Happily, running 100 miles seems to be something that it finds agreeable!






Tuesday, 13 June 2017

SDW100 - preparation


Since working to come back from my accident I had wanted to aim for something longer, something that would make me feel like I was my old self again. Whilst the metal was in I had no chance, having tried to take part in 24h De Ploeren in December, making it to 105km in 12 hours before the swelling and gait abnormality became too much for my body to manage.

Prior to my metalwork being removed I'd realised that I needed help working out how I was going to get my running fitness and strength back. I had help from physios with regaining my knee mobility and leg strength, but I really needed someone to guide my running build up, to stop me from overdoing things and to make the best out of the (at the time) limited milage I could manage. I contacted James Elson from Centurion Running, and he was happy to offer me coaching. He guided my training with constant feedback from me on the state of my knee and even while the metal was in I felt myself start to run stronger.

Once the metal was out, things improved to such a degree that I felt I wanted to aim for something long as soon as I felt I could make a decent job of it. I was no longer just pushing a broken body around, I was Coming Back from Injury...to me that now meant putting in a good performance. Particularly after I managed to get so close to my old time at MABO. I also felt that I would be better able to manage a longer run with fewer steep decents, those being my real limiting factor at MABO.

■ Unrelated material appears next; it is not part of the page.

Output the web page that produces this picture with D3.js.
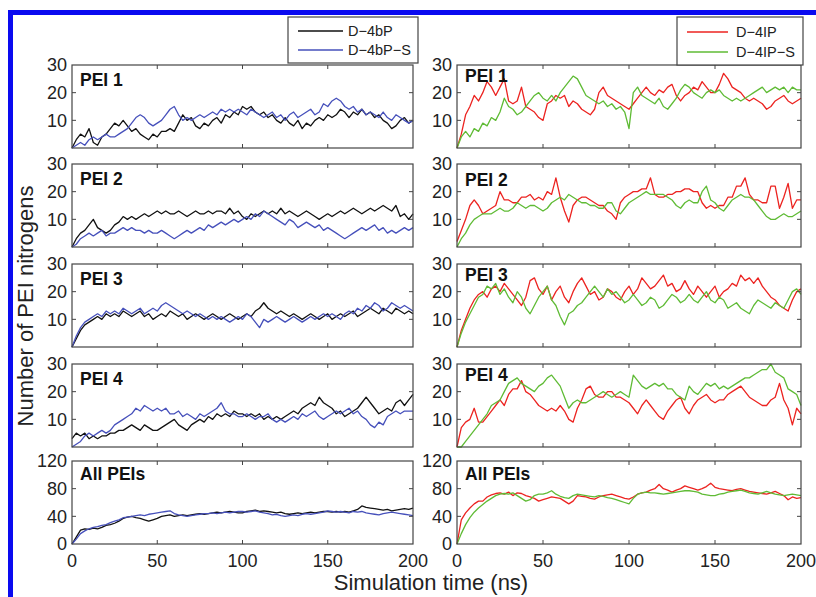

I had put my name down for GUCR, and got a place, but that was just going to be too far too soon. Instead I spoke to James about doing the SDW100 - and he didn't say it was a daft idea!! He put it in my training plan as a race and the build up soon began. Aside from a 2 week hiatus when I developed real pain and swelling in the knee which forced me to stop running and get back into the pool (although at the time, I felt this was the beginning of the end again), I managed to put in a fairly consistent effort. My knee pain was, for the most part, manageable. The swelling induced by heavy sessions was offset with some ibuprofen and ice, and consistent gym work allowed me to carry on developing the wasted right leg muscles. I soon learned the importance of continuing my PT exercises...a few days of ignoring my basic static quad sets and it's like the muscle just forgets that it needs to work.

3 weeks before the race James let me test out the knee over a longer distance...Ecotrail Oslo 50 miles. I finished that in first place, with manageable pain, and in a time which was 'adequate' to me. I didn't push myself too hard, just wanted to know I could hold together over that distance without too much fallout. The result was a seemingly happy knee and the ability to go for a slow and comfortable 30 min run a couple of days later...my body was holding up to the distance OK!

So I was as ready as I was ever going to be at this stage. I had a few voices of doubt from some people who know me...was I ready for this? Wasn't it too far too soon? Did I want to risk damaging myself? Each question sowed a little seed of doubt in my head which I found tricky to deal with. But I kept reminding myself, if anything was going to stop me, it was going to be my knee. Not my inability. Not my lack of preparation. and if I couldn't manage this time, then I would just try again after more rehab.